PARAMETER DESCRIPTION
top_k

Number of top candidates to mark as positive.

TYPE: int DEFAULT: 10

similarity_threshold

Score threshold for positive decisions. If set, overrides top_k.

TYPE: Optional[float] DEFAULT: None

Example
from locisimiles.pipeline.judge import ThresholdJudge

# Keep the 5 best candidates per query
judge = ThresholdJudge(top_k=5)
results = judge.judge(query=query_doc, candidates=candidates)
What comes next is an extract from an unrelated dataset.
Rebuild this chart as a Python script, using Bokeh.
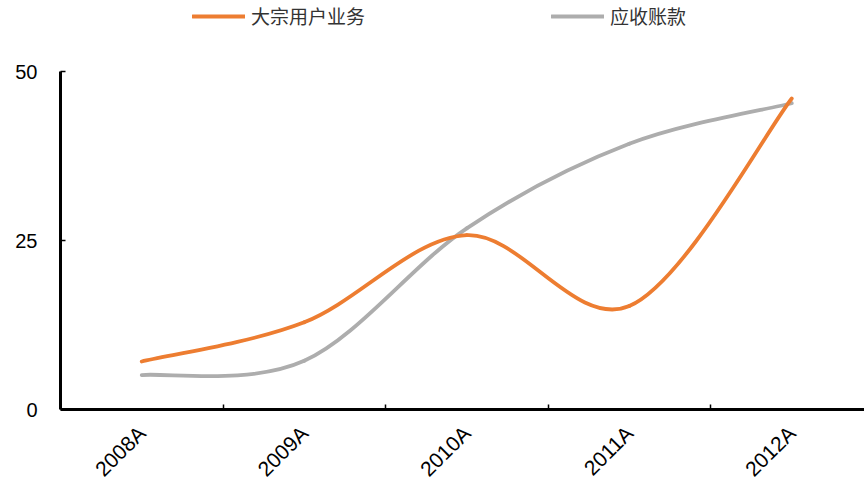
import math

from bokeh.plotting import figure
from bokeh.models import ColumnDataSource, FixedTicker, Legend, LegendItem, Range1d
from bokeh.embed import file_html
from bokeh.resources import INLINE

categories = ["2008A", "2009A", "2010A", "2011A", "2012A"]
bulk_users = [7.1, 12.9, 25.8, 15.3, 46.0]      # 大宗用户业务
receivables = [5.1, 7.2, 26.8, 39.3, 45.3]      # 应收账款
y_ticks = [0, 25, 50]

ORANGE = "#ED7D31"
GREY = "#ADADAD"
NUM_FONT = "Liberation Sans"
CJK_FONT = "Noto Sans CJK SC"

W, H = 864, 482
AX_LEFT, AX_TOP, AX_BOTTOM = 60, 71, 409          # pixel box of the value area
CAT_W = 162.5                                     # pixels per category
Y_MAX = 50
PX_PER_UNIT = (AX_BOTTOM - AX_TOP) / Y_MAX


def smooth_segments(xs, ys):
    """Cubic Bezier pieces through the points (Catmull-Rom tangents, ends clamped)."""
    px = [xs[0]] + list(xs) + [xs[-1]]
    py = [ys[0]] + list(ys) + [ys[-1]]
    seg = {k: [] for k in ("x0", "y0", "x1", "y1", "cx0", "cy0", "cx1", "cy1")}
    for j in range(len(xs) - 1):
        a, b = j + 1, j + 2
        seg["x0"].append(px[a]); seg["y0"].append(py[a])
        seg["x1"].append(px[b]); seg["y1"].append(py[b])
        seg["cx0"].append(px[a] + (px[b] - px[a - 1]) / 6)
        seg["cy0"].append(py[a] + (py[b] - py[a - 1]) / 6)
        seg["cx1"].append(px[b] - (px[b + 1] - px[a]) / 6)
        seg["cy1"].append(py[b] - (py[b + 1] - py[a]) / 6)
    return ColumnDataSource(seg)


x_pos = [i + 0.5 for i in range(len(categories))]
x_end = (W - AX_LEFT) / CAT_W

p = figure(
    width=W, height=H,
    x_range=Range1d(-AX_LEFT / CAT_W, x_end),
    y_range=Range1d(-(H - AX_BOTTOM) / PX_PER_UNIT, AX_BOTTOM / PX_PER_UNIT),
    output_backend="svg", toolbar_location=None,
    min_border=0,
)
p.outline_line_color = None
p.xgrid.visible = False
p.ygrid.visible = False
p.background_fill_color = "white"
p.border_fill_color = "white"

r_grey = p.bezier(x0="x0", y0="y0", x1="x1", y1="y1", cx0="cx0", cy0="cy0",
                  cx1="cx1", cy1="cy1", source=smooth_segments(x_pos, receivables),
                  line_color=GREY, line_width=3.8, line_cap="round")
r_orange = p.bezier(x0="x0", y0="y0", x1="x1", y1="y1", cx0="cx0", cy0="cy0",
                    cx1="cx1", cy1="cy1", source=smooth_segments(x_pos, bulk_users),
                    line_color=ORANGE, line_width=3.8, line_cap="round")

# y axis, pinned at x = 0 and limited to the value range
ya = p.yaxis[0]
ya.fixed_location = 0
ya.bounds = (0, Y_MAX)
ya.ticker = FixedTicker(ticks=y_ticks)
ya.axis_line_width = 3
ya.axis_line_color = "black"
ya.major_tick_in = 5
ya.major_tick_out = 0
ya.major_tick_line_width = 1.5
ya.minor_tick_line_color = None
ya.major_label_standoff = 23
ya.major_label_text_font = NUM_FONT
ya.major_label_text_font_size = "20px"
ya.major_label_text_color = "black"

# x axis, pinned at y = 0: names at category centres, tick marks between them
xa = p.xaxis[0]
xa.fixed_location = 0
xa.bounds = (0, x_end)
xa.ticker = FixedTicker(ticks=x_pos, minor_ticks=[1, 2, 3, 4])
xa.major_label_overrides = {x: c for x, c in zip(x_pos, categories)}
xa.axis_line_width = 3
xa.axis_line_color = "black"
xa.major_tick_in = 0
xa.major_tick_out = 0
xa.minor_tick_in = 5
xa.minor_tick_out = 0
xa.minor_tick_line_width = 1.5
xa.minor_tick_line_color = "black"
xa.major_label_orientation = math.pi / 4
xa.major_label_standoff = 20
xa.major_label_text_font = NUM_FONT
xa.major_label_text_font_size = "21px"
xa.major_label_text_color = "black"

legend = Legend(
    items=[LegendItem(label="大宗用户业务", renderers=[r_orange]),
           LegendItem(label="应收账款", renderers=[r_grey])],
    orientation="horizontal",
    location=(192, H - 9 - 20),
    glyph_width=53, glyph_height=20,
    label_height=20, label_standoff=6, spacing=186,
    padding=0, margin=0,
    border_line_color=None, background_fill_alpha=0,
    label_text_font=CJK_FONT, label_text_font_size="19px",
    label_text_color="#333333",
)
p.add_layout(legend)

open("out.html", "w").write(file_html(p, INLINE))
# Or use a similarity threshold instead
judge = ThresholdJudge(similarity_threshold=0.7)
results = judge.judge(query=query_doc, candidates=candidates)

judge

judge(
    *,
    query: Document,
    candidates: CandidateGeneratorOutput,
    top_k: Optional[int] = None,
    similarity_threshold: Optional[float] = None,
    **kwargs: Any,
) -> CandidateJudgeOutput

Apply threshold or top-k rule to produce binary judgments.

PARAMETER DESCRIPTION
query

Query document (unused but required by protocol).

TYPE: Document

candidates

Output from a candidate generator.

TYPE: CandidateGeneratorOutput

top_k

Override instance top_k.

TYPE: Optional[int] DEFAULT: None

similarity_threshold

Override instance similarity_threshold.

TYPE: Optional[float] DEFAULT: None

RETURNS DESCRIPTION
CandidateJudgeOutput

CandidateJudgeOutput with judgment_score ∈ {0.0, 1.0}.

IdentityJudge

Pass-through judge that marks every candidate as positive.

locisimiles.pipeline.judge.identity.IdentityJudge

Pass every candidate through with judgment_score = 1.0.

Useful when the candidate generator already performs all the filtering and scoring that is needed (e.g. the rule-based generator). No additional models are loaded.

Example
from locisimiles.pipeline.judge import IdentityJudge

judge = IdentityJudge()
results = judge.judge(query=query_doc, candidates=candidates)

# Every candidate gets judgment_score = 1.0
for qid, judgments in results.items():
    for j in judgments:
        print(j.judgment_score)  # 1.0

judge

judge(
    *,
    query: Document,
    candidates: CandidateGeneratorOutput,
    **kwargs: Any,
) -> CandidateJudgeOutput

Convert every Candidate to CandidateJudge with judgment_score = 1.0.